(Stored items)
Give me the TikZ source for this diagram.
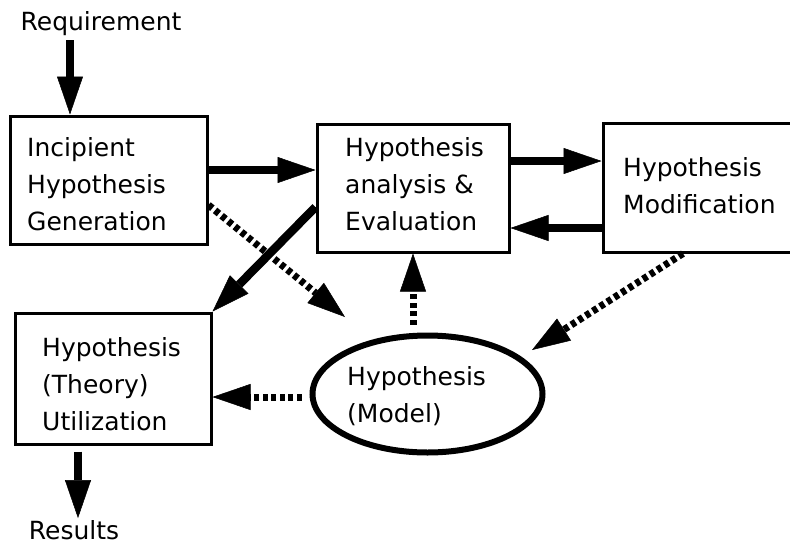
\documentclass[tikz,border=0pt]{standalone}
\usepackage{fontspec}
\setmainfont{DejaVu Sans}
\usetikzlibrary{arrows.meta,calc,shapes.geometric}
\begin{document}
\begin{tikzpicture}[x=1pt,y=-1pt,
  box/.style={draw, line width=3pt, inner sep=0pt},
  txt/.style={font=\fontsize{25}{37}\selectfont, align=left, inner sep=0pt, anchor=west},
  tip/.style={-{Triangle[length=38pt,width=26pt,line width=0.5pt]}},
  sarrow/.style={line width=8.5pt, tip},
  darrow/.style={line width=7pt, dash pattern=on 5pt off 3.5pt, tip}]
\useasboundingbox (0,0) rectangle (790,544);
% boxes
\node[box, minimum width=197pt, minimum height=128pt] (inc) at (108.5,180) {};
\node[box, minimum width=192pt, minimum height=128pt] (ana) at (413,188) {};
\node[box, minimum width=192pt, minimum height=129pt] (mod) at (699,187.5) {};
\node[box, minimum width=196pt, minimum height=131pt] (uti) at (113,378.5) {};
\node[draw, ellipse, line width=6pt, minimum width=230pt, minimum height=117pt, inner sep=0pt] (ell) at (427.5,394) {};
% texts
\node[txt] (incT) at (27,184) {Incipient\\Hypothesis\\Generation};
\node[txt] (anaT) at (345,184) {Hypothesis\\analysis \&\\Evaluation};
\node[txt] (modT) at (623,186) {Hypothesis\\Modification};
\node[txt] (utiT) at (42,384) {Hypothesis\\(Theory)\\Utilization};
\node[txt] (ellT) at (347,396) {Hypothesis\\(Model)};
\node[font=\fontsize{25}{30}\selectfont, inner sep=0pt] (req) at (101,24) {Requirement};
\node[font=\fontsize{25}{30}\selectfont, inner sep=0pt] (res) at (74,530) {Results};
% solid arrows
\draw[sarrow] ([xshift=-31pt,yshift=-4pt]req.south) -- ([xshift=-38.5pt]inc.north);
\draw[sarrow] ([yshift=10pt]inc.east) -- ([yshift=18pt]ana.west);
\draw[sarrow] ([yshift=27pt]ana.east) -- ([yshift=26.5pt]mod.west);
\draw[sarrow] ([yshift=-40.5pt]mod.west) -- ([yshift=-40pt]ana.east);
\draw[sarrow] ([yshift=-19pt]ana.west) -- (uti.north east);
\draw[sarrow] ([xshift=-35pt,yshift=-6pt]uti.south) -- ([xshift=4pt,yshift=2pt]res.north);
% dotted arrows
\draw[darrow] ([yshift=-25pt]inc.east) -- ($(ell.center)+(-82.5,-77)$);
\draw[darrow] ($(ana.south |- ell.north)+(0,-8)$) -- (ana.south);
\draw[darrow] ([xshift=-16pt]mod.south) -- ($(ell.center)+(104.5,-44)$);
\draw[darrow] ([xshift=-8pt,yshift=-3pt]ell.west) -- ([yshift=-18.5pt]uti.east);
\end{tikzpicture}
\end{document}
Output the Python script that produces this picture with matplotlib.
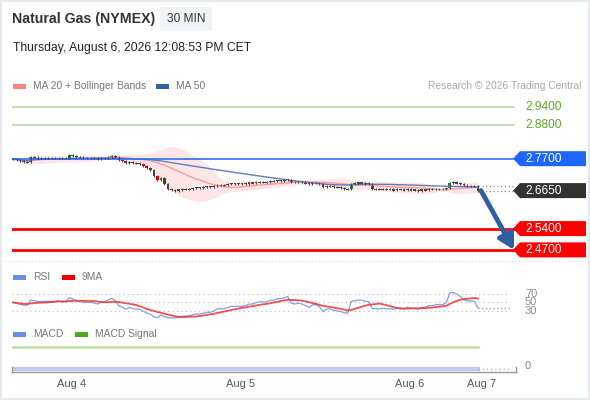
import numpy as np
import pandas as pd
import matplotlib
matplotlib.use('Agg')
import matplotlib.pyplot as plt
from matplotlib.patches import Rectangle, Polygon
from matplotlib.lines import Line2D
import matplotlib.transforms as mtrans

plt.rcParams['font.family'] = ['Liberation Sans', 'DejaVu Sans']

# 30 min closes
closes = [2.769, 2.766, 2.762, 2.759, 2.759, 2.776, 2.774, 2.772, 2.772, 2.772,
          2.772, 2.771, 2.772, 2.772, 2.771, 2.772, 2.781, 2.779, 2.776, 2.774,
          2.772, 2.772, 2.772, 2.771, 2.769, 2.772, 2.772, 2.776, 2.779, 2.776,
          2.766, 2.762, 2.756, 2.759, 2.756, 2.754, 2.753, 2.746, 2.739, 2.733,
          2.713, 2.700, 2.706, 2.687, 2.670, 2.667, 2.665, 2.667, 2.669, 2.670,
          2.670, 2.672, 2.674, 2.674, 2.675, 2.677, 2.677, 2.679, 2.683, 2.683,
          2.683, 2.685, 2.687, 2.687, 2.687, 2.687, 2.688, 2.690, 2.690, 2.692,
          2.693, 2.693, 2.693, 2.695, 2.695, 2.697, 2.697, 2.698, 2.700, 2.693,
          2.692, 2.693, 2.692, 2.690, 2.687, 2.690, 2.690, 2.687, 2.677, 2.680,
          2.680, 2.677, 2.675, 2.674, 2.670, 2.669, 2.687, 2.688, 2.690, 2.690,
          2.688, 2.687, 2.670, 2.670, 2.669, 2.670, 2.669, 2.669, 2.667, 2.669,
          2.669, 2.667, 2.669, 2.667, 2.667, 2.665, 2.667, 2.667, 2.669, 2.669,
          2.670, 2.670, 2.670, 2.672, 2.690, 2.692, 2.690, 2.687, 2.682, 2.680,
          2.680, 2.679, 2.665]

resistances = [2.94, 2.88]
pivot = 2.77
supports = [2.54, 2.47]
last_price = 2.665

day_ticks = [16.5, 64.5, 112.5, 133]
day_labels = ['Aug 4', 'Aug 5', 'Aug 6', 'Aug 7']

macd_line = [0.0] * len(closes)
macd_signal = [1.0] * len(closes)

W, H = 590, 400
fig = plt.figure(figsize=(W / 100, H / 100), dpi=100)
fig.patch.set_facecolor('white')

def fx(x):
    return x / W

def fy(y):
    return 1 - y / H

n = len(closes)
step = (478 - 13) / (n - 1)
xl = (-(13 - 12) / step, (515 - 13) / step)

def px2i(x):
    return (x - 13) / step

c = pd.Series(closes)
o = c.shift(1).fillna(c.iloc[0])
ma20 = c.rolling(20, min_periods=1).mean()
sd20 = c.rolling(20, min_periods=2).std().bfill()
ma50 = c.rolling(50, min_periods=1).mean()

# wilder rsi, started neutral
d = c.diff().fillna(0).values
g, l = 0.003, 0.003
rsi_vals = []
for dv in d:
    g = (g * 13 + max(dv, 0)) / 14
    l = (l * 13 + max(-dv, 0)) / 14
    rsi_vals.append(100 - 100 / (1 + g / l))
rsi = pd.Series(rsi_vals)
rsi_ma = rsi.rolling(9, min_periods=1).mean()

# frame
fig.add_artist(Rectangle((0, 0), 1, 1, transform=fig.transFigure, fill=False,
                         edgecolor='#e6e9ee', lw=3))

# header
fig.text(fx(12), fy(19), 'Natural Gas (NYMEX)', fontsize=10.2, fontweight='bold',
         color='#333333', va='center')
fig.add_artist(Rectangle((fx(160), fy(31)), 52 / W, 24 / H, transform=fig.transFigure,
                         facecolor='#f1f3f5', edgecolor='none'))
fig.text(fx(186), fy(19), '30 MIN', fontsize=8.6, color='#333333', va='center', ha='center')
fig.text(fx(13), fy(48), 'Thursday, August 6, 2026 12:08:53 PM CET', fontsize=8.7,
         color='#222222', va='center')

def legend_item(x, y, color, label):
    fig.add_artist(Rectangle((fx(x), fy(y + 2.5)), 13 / W, 5 / H, transform=fig.transFigure,
                             facecolor=color, edgecolor='none'))
    fig.text(fx(x + 20), fy(y), label, fontsize=7.4, color='#777777', va='center')

legend_item(13, 86, '#ff8080', 'MA 20 + Bollinger Bands')
legend_item(156, 86, '#3a5fa0', 'MA 50')
fig.text(fx(581), fy(86), 'Research \u00a9 2026 Trading Central', fontsize=7.4,
         color='#aaaaaa', va='center', ha='right')

# main price panel
ax = fig.add_axes([fx(12), fy(262), (515 - 12) / W, (262 - 95) / H])
ax.set_xlim(*xl)
ax.set_ylim(2.4301, 2.9795)
ax.axis('off')

idx = np.arange(n)
ax.fill_between(idx, ma20 - 2 * sd20, ma20 + 2 * sd20, color='#ffdcdc', alpha=0.7, lw=0)
ax.plot(idx, ma20, color='#ff9a9a', lw=1)
ax.plot(idx, ma50, color='#5a7fc0', lw=1)

for r in resistances:
    ax.axhline(r, color='#b7dca3', lw=1.2)
    ax.text(px2i(525), r, f'{r:.4f}', color='#5ba829', fontsize=8.6, va='center', clip_on=False)
ax.axhline(pivot, color='#2f6ff0', lw=1.2)
for s in supports:
    ax.axhline(s, color='#ff0000', lw=2)

ppx = 304.0
hh = 7.5 / ppx

def tag(price, color, text):
    pts = [(px2i(513), price), (px2i(520), price + hh), (px2i(586), price + hh),
           (px2i(586), price - hh), (px2i(520), price - hh)]
    ax.add_patch(Polygon(pts, closed=True, facecolor=color, edgecolor='none', clip_on=False))
    ax.text(px2i(525), price, text, color='white', fontsize=8.6, va='center', clip_on=False)

tag(pivot, '#1f66ff', f'{pivot:.4f}')
tag(last_price, '#333333', f'{last_price:.4f}')
for s in supports:
    tag(s, '#ff0000', f'{s:.4f}')

# last candle dotted guides
for v in (o.iloc[-1], c.iloc[-1]):
    ax.plot([n - 1, px2i(513)], [v, v], color='#888888', lw=0.9, ls=(0, (1, 2)), clip_on=False)

# candles
for i in range(n):
    oi, ci = o.iloc[i], c.iloc[i]
    hi = max(oi, ci) + 0.004
    lo = min(oi, ci) - 0.003
    ax.vlines(i, lo, hi, color='#444444', lw=0.8)
    diff = ci - oi
    if abs(diff) < 0.0025:
        col = '#444444'
        bot, ht = ci - 0.0017, 0.0034
    else:
        col = '#1f8a2e' if diff > 0 else '#e00000'
        bot, ht = oi, diff
    ax.bar(i, ht, bottom=bot, width=0.8, color=col, lw=0)

ax.annotate('', xy=(px2i(514), supports[-1]), xytext=(px2i(481), last_price),
            arrowprops=dict(arrowstyle='-|>,head_length=0.9,head_width=0.5', lw=3.5,
                            color='#2f5f9f', shrinkA=0, shrinkB=0), annotation_clip=False)

# separator
fig.add_artist(Line2D([fx(5), fx(585)], [fy(261), fy(261)], transform=fig.transFigure,
                      color='#dddddd', lw=0.8, ls=(0, (1, 2))))

# RSI panel
legend_item(13, 277, '#6a8fe0', 'RSI')
legend_item(62, 277, '#ee0000', '9MA')
ar = fig.add_axes([fx(12), fy(322), (515 - 12) / W, (322 - 285) / H])
ar.set_xlim(*xl)
ar.set_ylim(2.4, 92.7)
ar.axis('off')
for lv in (70, 50, 30):
    ar.plot([xl[0], px2i(510)], [lv, lv], color='#bbbbbb', lw=0.8, ls=(0, (1, 3)))
    ar.text(px2i(525), lv, str(lv), color='#888888', fontsize=8, va='center', clip_on=False)
ar.plot(idx, rsi, color='#7f9fe8', lw=0.9)
ar.plot(idx, rsi_ma, color='#f03030', lw=1.3, alpha=0.85)
ar.plot([n - 1, px2i(510)], [rsi.iloc[-1], rsi.iloc[-1]], color='#7f9fe8', lw=0.9, ls=(0, (1, 2)))

# MACD panel
legend_item(13, 334, '#6a8fe0', 'MACD')
legend_item(75, 334, '#4caa1e', 'MACD Signal')
am = fig.add_axes([fx(12), fy(375), (515 - 12) / W, (375 - 340) / H])
am.set_xlim(*xl)
am.set_ylim(-0.273, 1.318)
am.axis('off')
am.plot(idx, macd_signal, color='#b9dca4', lw=1.8)
am.plot(idx, macd_line, color='#bccbef', lw=3)
am.plot([n - 1, px2i(510)], [0, 0], color='#9fb3e8', lw=1, ls=(0, (1, 2)))
am.text(px2i(525), 0, '0', color='#888888', fontsize=8, va='baseline', clip_on=False)

# time axis
fig.add_artist(Line2D([fx(12), fx(516)], [fy(372), fy(372)], transform=fig.transFigure,
                      color='#999999', lw=1))
for xe in (12, 516):
    fig.add_artist(Line2D([fx(xe), fx(xe)], [fy(372), fy(367)], transform=fig.transFigure,
                          color='#999999', lw=1))
tt = mtrans.blended_transform_factory(am.transData, fig.transFigure)
for t, lab in zip(day_ticks, day_labels):
    am.text(t, fy(384), lab, transform=tt, ha='center', va='center', fontsize=8,
            color='#555555', clip_on=False)

fig.savefig('out.png', dpi=100)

*THE TASK:* Write out again exactly the lines above from the one with "Output the Python" through the one with "2.680, 2.679, 2.665]", adding no other lines and no pictures.

*RESULT:*
Output the Python script that produces this picture with matplotlib.
import numpy as np
import pandas as pd
import matplotlib
matplotlib.use('Agg')
import matplotlib.pyplot as plt
from matplotlib.patches import Rectangle, Polygon
from matplotlib.lines import Line2D
import matplotlib.transforms as mtrans

plt.rcParams['font.family'] = ['Liberation Sans', 'DejaVu Sans']

# 30 min closes
closes = [2.769, 2.766, 2.762, 2.759, 2.759, 2.776, 2.774, 2.772, 2.772, 2.772,
          2.772, 2.771, 2.772, 2.772, 2.771, 2.772, 2.781, 2.779, 2.776, 2.774,
          2.772, 2.772, 2.772, 2.771, 2.769, 2.772, 2.772, 2.776, 2.779, 2.776,
          2.766, 2.762, 2.756, 2.759, 2.756, 2.754, 2.753, 2.746, 2.739, 2.733,
          2.713, 2.700, 2.706, 2.687, 2.670, 2.667, 2.665, 2.667, 2.669, 2.670,
          2.670, 2.672, 2.674, 2.674, 2.675, 2.677, 2.677, 2.679, 2.683, 2.683,
          2.683, 2.685, 2.687, 2.687, 2.687, 2.687, 2.688, 2.690, 2.690, 2.692,
          2.693, 2.693, 2.693, 2.695, 2.695, 2.697, 2.697, 2.698, 2.700, 2.693,
          2.692, 2.693, 2.692, 2.690, 2.687, 2.690, 2.690, 2.687, 2.677, 2.680,
          2.680, 2.677, 2.675, 2.674, 2.670, 2.669, 2.687, 2.688, 2.690, 2.690,
          2.688, 2.687, 2.670, 2.670, 2.669, 2.670, 2.669, 2.669, 2.667, 2.669,
          2.669, 2.667, 2.669, 2.667, 2.667, 2.665, 2.667, 2.667, 2.669, 2.669,
          2.670, 2.670, 2.670, 2.672, 2.690, 2.692, 2.690, 2.687, 2.682, 2.680,
          2.680, 2.679, 2.665]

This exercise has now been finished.